Shooting and beating rebellious Buddhist monks is evil; shooting and beating rebellious Muslim religious leaders is "anti-terrorism."



I wished Benazir bon voyage just before she left Dubai for her historic return home, and cautioned her that my extensive reader mail from Pakistan was running very much against her because of the deal she had made with military ruler Gen. Pervez Musharraf to allow her return.

The widespread view among Pakistanis is that Benazir's return and impending political power-sharing with Musharraf was engineered by Washington to add a veneer of legitimacy of democracy to his discredited military regime.

Unless Bhutto can quickly and decisively distance herself from Musharraf and his Bush administration sponsors, and show she is really in charge as prime minister, she and her cause may be gravely tarnished.

As reported in my recent columns, the U.S. has filled all senior positions in Pakistan's powerful military and intelligence service, ISI, with pro-American generals approved by the Pentagon and CIA. Even if Musharraf is ousted or blown up, the U.S. believes it can retain firm control over Pakistan and use its armed forces to wage war there and in Afghanistan against nationalist and Islamist forces battling western influence.

The military rules Pakistan. Musharraf and his American patrons run Pakistan's military.

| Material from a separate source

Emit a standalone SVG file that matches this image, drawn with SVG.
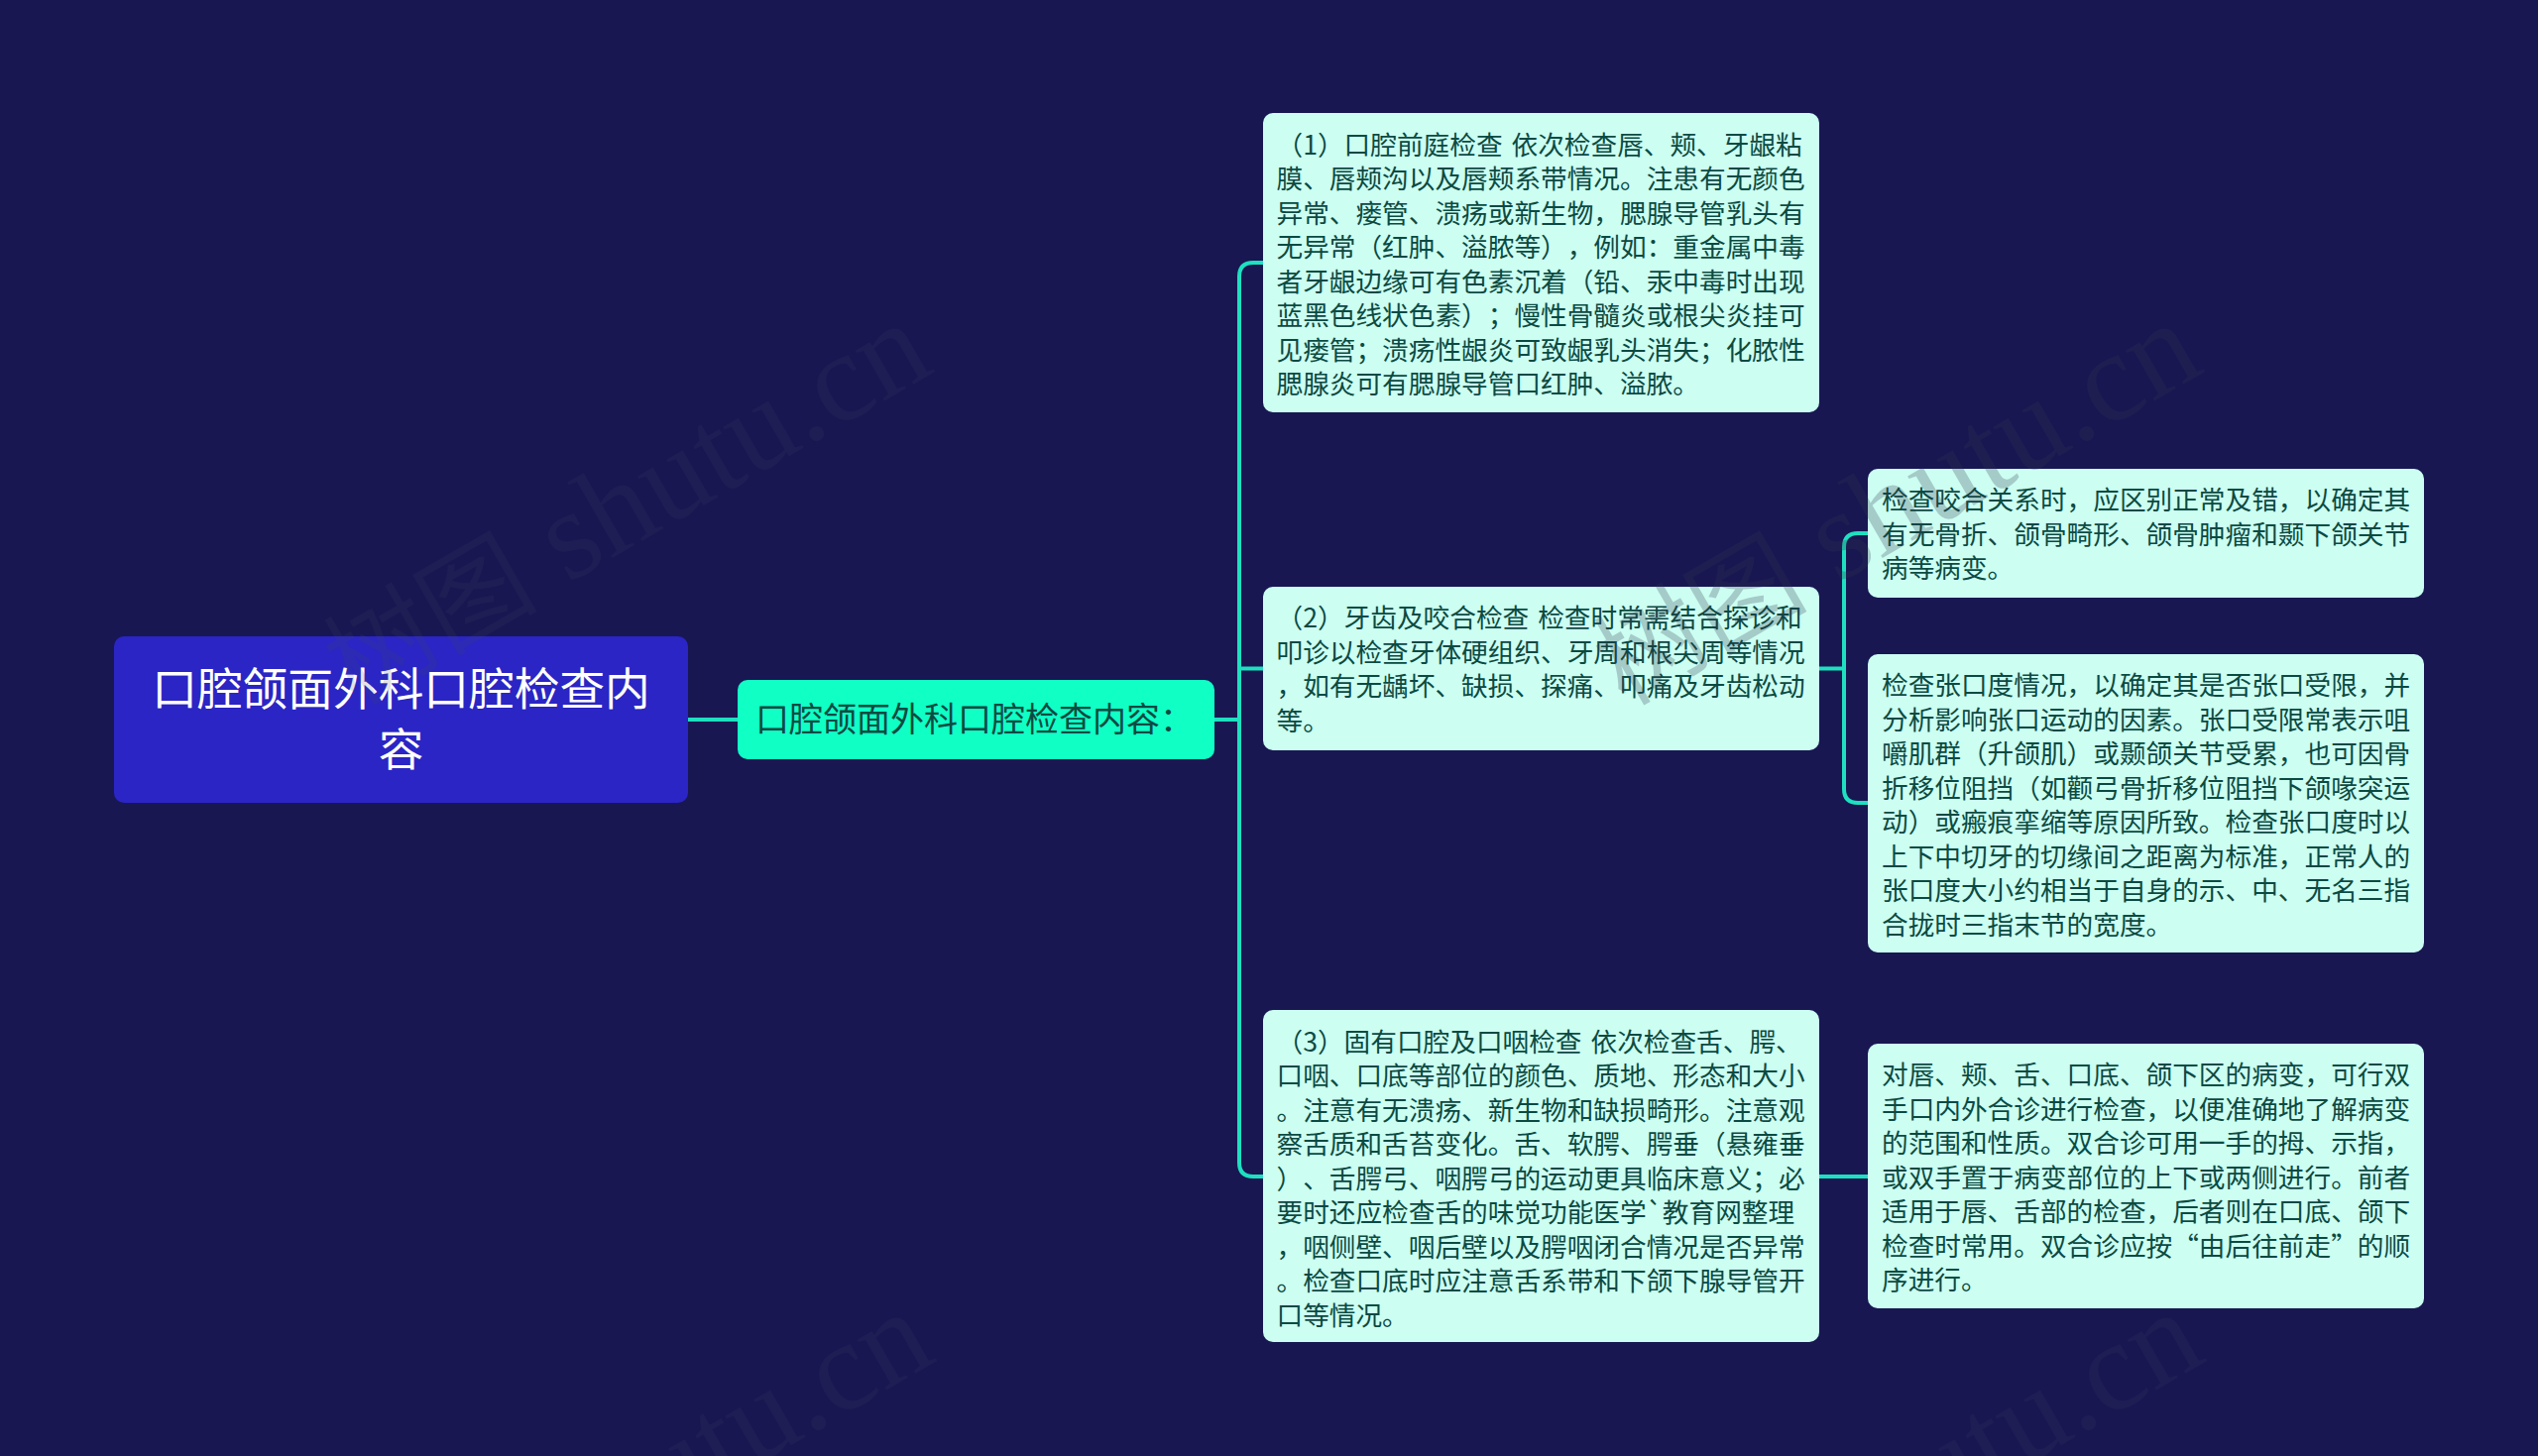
<svg xmlns="http://www.w3.org/2000/svg" width="2560" height="1469" viewBox="0 0 2560 1469">
<style>
text{font-family:"Noto Sans CJK SC","Noto Sans",sans-serif;text-spacing-trim:space-all;font-kerning:none}
.leaf rect{fill:#ccfff2}
.leaf text{fill:#0b4a42;font-size:26.67px;word-spacing:3px}
.conn{fill:none;stroke:#1ee0c0;stroke-width:4}
.wm{font-family:"Liberation Serif","Noto Sans CJK SC",serif;font-size:128px;text-anchor:end;fill:#444860;opacity:.15}
.wm tspan{font-size:108px}
</style>
<rect id="bg" width="2560" height="1469" fill="#181752"/>
<g id="connectors">
<path class="conn" d="M694 726H744"/>
<path class="conn" d="M1225 726H1250"/>
<path class="conn" d="M1274 265H1264Q1250 265 1250 279V1173Q1250 1187 1264 1187H1274"/>
<path class="conn" d="M1250 674.500H1274"/>
<path class="conn" d="M1835 674.500H1860"/>
<path class="conn" d="M1884 538H1874Q1860 538 1860 552V796Q1860 810 1874 810H1884"/>
<path class="conn" d="M1835 1187H1884"/>
</g>
<g id="root">
<rect x="115" y="642" width="579" height="168" rx="10" fill="#2a25c4"/>
<text x="404.500" y="712" fill="#fff" font-size="45.700" text-anchor="middle">口腔颌面外科口腔检查内</text>
<text x="404.500" y="773" fill="#fff" font-size="45.700" text-anchor="middle">容</text>
</g>
<g id="sub">
<rect x="744" y="686" width="481" height="80" rx="10" fill="#10ffc5"/>
<text x="762" y="738" fill="#0b4a42" font-size="34">口腔颌面外科口腔检查内容：</text>
</g>
<g id="n1" class="leaf">
<rect x="1274" y="114" width="561" height="302" rx="10"/>
<text x="1287.500" y="155.500">（1）口腔前庭检查 依次检查唇、颊、牙龈粘<tspan x="1287.500" dy="34.500">膜、唇颊沟以及唇颊系带情况。注患有无颜色</tspan><tspan x="1287.500" dy="34.500">异常、瘘管、溃疡或新生物，腮腺导管乳头有</tspan><tspan x="1287.500" dy="34.500">无异常（红肿、溢脓等），例如：重金属中毒</tspan><tspan x="1287.500" dy="34.500">者牙龈边缘可有色素沉着（铅、汞中毒时出现</tspan><tspan x="1287.500" dy="34.500">蓝黑色线状色素）；慢性骨髓炎或根尖炎挂可</tspan><tspan x="1287.500" dy="34.500">见瘘管；溃疡性龈炎可致龈乳头消失；化脓性</tspan><tspan x="1287.500" dy="34.500">腮腺炎可有腮腺导管口红肿、溢脓。</tspan></text>
</g>
<g id="n2" class="leaf">
<rect x="1274" y="592" width="561" height="165" rx="10"/>
<text x="1287.500" y="633">（2）牙齿及咬合检查 检查时常需结合探诊和<tspan x="1287.500" dy="34.500">叩诊以检查牙体硬组织、牙周和根尖周等情况</tspan><tspan x="1287.500" dy="34.500">，如有无龋坏、缺损、探痛、叩痛及牙齿松动</tspan><tspan x="1287.500" dy="34.500">等。</tspan></text>
</g>
<g id="n3" class="leaf">
<rect x="1274" y="1019" width="561" height="335" rx="10"/>
<text x="1287.500" y="1060.500">（3）固有口腔及口咽检查 依次检查舌、腭、<tspan x="1287.500" dy="34.500">口咽、口底等部位的颜色、质地、形态和大小</tspan><tspan x="1287.500" dy="34.500">。注意有无溃疡、新生物和缺损畸形。注意观</tspan><tspan x="1287.500" dy="34.500">察舌质和舌苔变化。舌、软腭、腭垂（悬雍垂</tspan><tspan x="1287.500" dy="34.500">）、舌腭弓、咽腭弓的运动更具临床意义；必</tspan><tspan x="1287.500" dy="34.500">要时还应检查舌的味觉功能医学`教育网整理</tspan><tspan x="1287.500" dy="34.500">，咽侧壁、咽后壁以及腭咽闭合情况是否异常</tspan><tspan x="1287.500" dy="34.500">。检查口底时应注意舌系带和下颌下腺导管开</tspan><tspan x="1287.500" dy="34.500">口等情况。</tspan></text>
</g>
<g id="n4" class="leaf">
<rect x="1884" y="473" width="561" height="130" rx="10"/>
<text x="1898" y="514">检查咬合关系时，应区别正常及错，以确定其<tspan x="1898" dy="34.500">有无骨折、颌骨畸形、颌骨肿瘤和颞下颌关节</tspan><tspan x="1898" dy="34.500">病等病变。</tspan></text>
</g>
<g id="n5" class="leaf">
<rect x="1884" y="660" width="561" height="301" rx="10"/>
<text x="1898" y="701">检查张口度情况，以确定其是否张口受限，并<tspan x="1898" dy="34.500">分析影响张口运动的因素。张口受限常表示咀</tspan><tspan x="1898" dy="34.500">嚼肌群（升颌肌）或颞颌关节受累，也可因骨</tspan><tspan x="1898" dy="34.500">折移位阻挡（如颧弓骨折移位阻挡下颌喙突运</tspan><tspan x="1898" dy="34.500">动）或瘢痕挛缩等原因所致。检查张口度时以</tspan><tspan x="1898" dy="34.500">上下中切牙的切缘间之距离为标准，正常人的</tspan><tspan x="1898" dy="34.500">张口度大小约相当于自身的示、中、无名三指</tspan><tspan x="1898" dy="34.500">合拢时三指末节的宽度。</tspan></text>
</g>
<g id="n6" class="leaf">
<rect x="1884" y="1053" width="561" height="267" rx="10"/>
<text x="1898" y="1094">对唇、颊、舌、口底、颌下区的病变，可行双<tspan x="1898" dy="34.500">手口内外合诊进行检查，以便准确地了解病变</tspan><tspan x="1898" dy="34.500">的范围和性质。双合诊可用一手的拇、示指，</tspan><tspan x="1898" dy="34.500">或双手置于病变部位的上下或两侧进行。前者</tspan><tspan x="1898" dy="34.500">适用于唇、舌部的检查，后者则在口底、颌下</tspan><tspan x="1898" dy="34.500">检查时常用。双合诊应按“由后往前走”的顺</tspan><tspan x="1898" dy="34.500">序进行。</tspan></text>
</g>
<g id="watermarks">
<text class="wm" transform="translate(945,374) rotate(-30)"><tspan>树图</tspan> shutu.cn</text>
<text class="wm" style="fill:#30344f;opacity:.25" transform="translate(2226,374) rotate(-30)"><tspan>树图</tspan> shutu.cn</text>
<text class="wm" transform="translate(947,1372) rotate(-30)"><tspan>树图</tspan> shutu.cn</text>
<text class="wm" transform="translate(2228,1372) rotate(-30)"><tspan>树图</tspan> shutu.cn</text>
</g>
</svg>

So what is left for future prime minister Bhutto? If Pakistanis conclude she is being cynically used, her political career could founder. If she can somehow push Musharraf and his generals back to their barracks, she will emerge triumphant.

Confusion

Given the dizzying current political confusion between Musharraf, Bhutto, the Supreme Court, and exiled former PM Nawaz Sharif, it's impossible to predict what will happen next.

But one thing is certain: recent polls show a majority of Pakistanis believe America under President George W. Bush has launched a war against Islam, and that Musharraf is America's agent.

These disturbing beliefs could easily lead to increasing violence, even full-scale civil war.

Even if Musharraf and Bhutto eventually agree on some form of power-sharing, they will find themselves riding a tiger.

America's 2001 invasion and subsequent occupation of Afghanistan, and Washington's ongoing efforts to control Pakistan's government, have ignited a spreading regional insurrection against western influence.

If the simmering civil war in nuclear-armed Pakistan blows into a wider conflict, the result will be an exceptionally dangerous world crisis in which nuclear-armed India could quickly become involved.

Iran factor

The growing threat of a U.S. attack on Iran will only deepen and spread the danger. An explosion in Pakistan would also isolate U.S. and NATO forces in Afghanistan.

Pakistan's most important national institution, the armed forces, has failed its duty to the nation.

Instead of allowing itself to be rented like the sepoys in the mercenary armies of Britain's 19th century Imperial Indian Raj, Pakistan's military should be assuring its commanders serve the interest of the nation, rather than foreign powers.

It's true $1 billion a month rents a lot of co-operation. But Pakistan's once proud soldiers have sold their honour cheap.